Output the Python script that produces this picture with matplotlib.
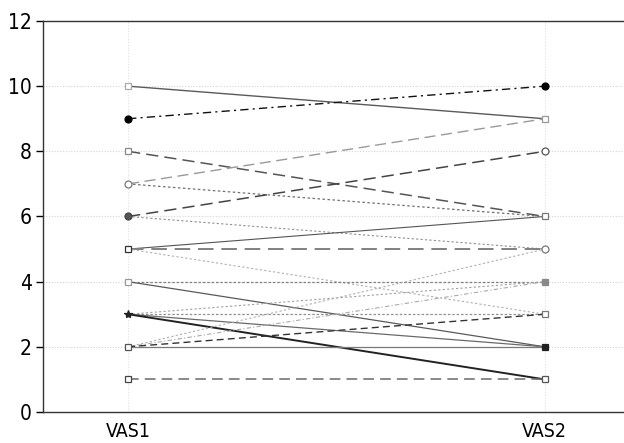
import matplotlib
matplotlib.use("Agg")
import matplotlib.pyplot as plt

plt.rcParams["font.family"] = ["DejaVu Sans", "Liberation Sans"]
plt.rcParams["font.stretch"] = "condensed"

# paired scores, one line per subject
times = ["VAS1", "VAS2"]
vas1 = [10, 9, 8, 7, 7, 6, 6, 5, 5, 5, 4, 4, 3, 3, 3, 3, 2, 2, 2, 2, 1]
vas2 = [9, 10, 6, 9, 6, 8, 5, 6, 5, 3, 4, 2, 4, 3, 2, 1, 5, 4, 3, 2, 1]

# per-line look: colour, dash pattern, width
line_colors = ["#5a5a5a", "#111111", "#555555", "#9a9a9a", "#707070", "#444444",
               "#909090", "#555555", "#808080", "#b0b0b0", "#808080", "#5a5a5a",
               "#a0a0a0", "#909090", "#6a6a6a", "#222222", "#b0b0b0", "#aaaaaa",
               "#333333", "#7a7a7a", "#6a6a6a"]
line_dashes = [None, (6, 3, 1.5, 3), (8, 4), (8, 4), (2, 2), (8, 4),
               (2, 2), None, (8, 4), (2, 2), (2, 1.5), None,
               (2, 2), (2, 1.5), None, None, (2, 2), (4, 2, 1, 2),
               (5, 3), None, (7, 4)]
line_widths = [1.0, 1.0, 1.1, 1.0, 0.9, 1.1, 0.8, 0.8, 1.4, 0.8, 0.9, 0.9,
               0.8, 0.9, 0.9, 1.4, 0.8, 0.8, 1.0, 0.9, 1.1]

# markers drawn at each value level of each time point
m1_levels = [10, 9, 8, 7, 6, 5, 4, 3, 2, 1]
m1_shape = ["s", "o", "s", "o", "o", "s", "s", "*", "s", "s"]
m1_face = ["white", "black", "white", "white", "#555555", "white", "white", "#222222", "white", "white"]
m1_edge = ["#aaaaaa", "black", "#888888", "#777777", "#444444", "#333333", "#999999", "#222222", "#555555", "#444444"]
m2_levels = [10, 9, 8, 6, 5, 4, 3, 2, 1]
m2_shape = ["o", "s", "o", "s", "o", "s", "s", "s", "s"]
m2_face = ["black", "white", "white", "white", "white", "#888888", "white", "#222222", "white"]
m2_edge = ["black", "#999999", "#555555", "#777777", "#777777", "#888888", "#777777", "#222222", "#555555"]

fig = plt.figure(figsize=(6.24, 4.43), dpi=100)
ax = fig.add_axes([0.069, 0.070, 0.931, 0.8826])

xs = [1, 2]
for i in range(len(vas1)):
    ln, = ax.plot(xs, [vas1[i], vas2[i]], color=line_colors[i], lw=line_widths[i], zorder=2)
    if line_dashes[i] is not None:
        ln.set_dashes(line_dashes[i])

for lv, sh, fc, ec in zip(m1_levels, m1_shape, m1_face, m1_edge):
    ax.plot(1, lv, marker=sh, ms=6 if sh == "*" else 5, mfc=fc, mec=ec, mew=0.9, ls="none", zorder=3)
for lv, sh, fc, ec in zip(m2_levels, m2_shape, m2_face, m2_edge):
    ax.plot(2, lv, marker=sh, ms=5, mfc=fc, mec=ec, mew=0.9, ls="none", zorder=3)

# dotted grid
for yv in [2, 4, 6, 8, 10]:
    ax.axhline(yv, color="#d4d4d4", lw=0.8, ls=(0, (1, 1.5)), zorder=1)
for xv in xs:
    ax.axvline(xv, color="#e0e0e0", lw=0.8, ls=(0, (1, 1.5)), zorder=1)

ax.set_xlim(0.796, 2.19)
ax.set_ylim(0, 12)
ax.set_yticks(range(0, 13, 2))
ax.set_xticks(xs)
ax.set_xticklabels(times)
ax.tick_params(axis="x", length=0, pad=7, labelsize=14)
ax.tick_params(axis="y", length=5, width=1, direction="out", labelsize=15, pad=3)

ax.spines["right"].set_visible(False)
for s in ["left", "top", "bottom"]:
    ax.spines[s].set_color("#333333")
    ax.spines[s].set_linewidth(1.0)

fig.savefig("out.png", dpi=100)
━━━━━━━━━━
### Written problem
Return only the lines from the start of the data through the line that contains "0.8, 0.9, 0.9, 1.4, 0.8, 0.8, 1.0, 0.9, 1.1]", please, copying them exactly and omitting all pictures.

### The output
Output the Python script that produces this picture with matplotlib.
import matplotlib
matplotlib.use("Agg")
import matplotlib.pyplot as plt

plt.rcParams["font.family"] = ["DejaVu Sans", "Liberation Sans"]
plt.rcParams["font.stretch"] = "condensed"

# paired scores, one line per subject
times = ["VAS1", "VAS2"]
vas1 = [10, 9, 8, 7, 7, 6, 6, 5, 5, 5, 4, 4, 3, 3, 3, 3, 2, 2, 2, 2, 1]
vas2 = [9, 10, 6, 9, 6, 8, 5, 6, 5, 3, 4, 2, 4, 3, 2, 1, 5, 4, 3, 2, 1]

# per-line look: colour, dash pattern, width
line_colors = ["#5a5a5a", "#111111", "#555555", "#9a9a9a", "#707070", "#444444",
               "#909090", "#555555", "#808080", "#b0b0b0", "#808080", "#5a5a5a",
               "#a0a0a0", "#909090", "#6a6a6a", "#222222", "#b0b0b0", "#aaaaaa",
               "#333333", "#7a7a7a", "#6a6a6a"]
line_dashes = [None, (6, 3, 1.5, 3), (8, 4), (8, 4), (2, 2), (8, 4),
               (2, 2), None, (8, 4), (2, 2), (2, 1.5), None,
               (2, 2), (2, 1.5), None, None, (2, 2), (4, 2, 1, 2),
               (5, 3), None, (7, 4)]
line_widths = [1.0, 1.0, 1.1, 1.0, 0.9, 1.1, 0.8, 0.8, 1.4, 0.8, 0.9, 0.9,
               0.8, 0.9, 0.9, 1.4, 0.8, 0.8, 1.0, 0.9, 1.1]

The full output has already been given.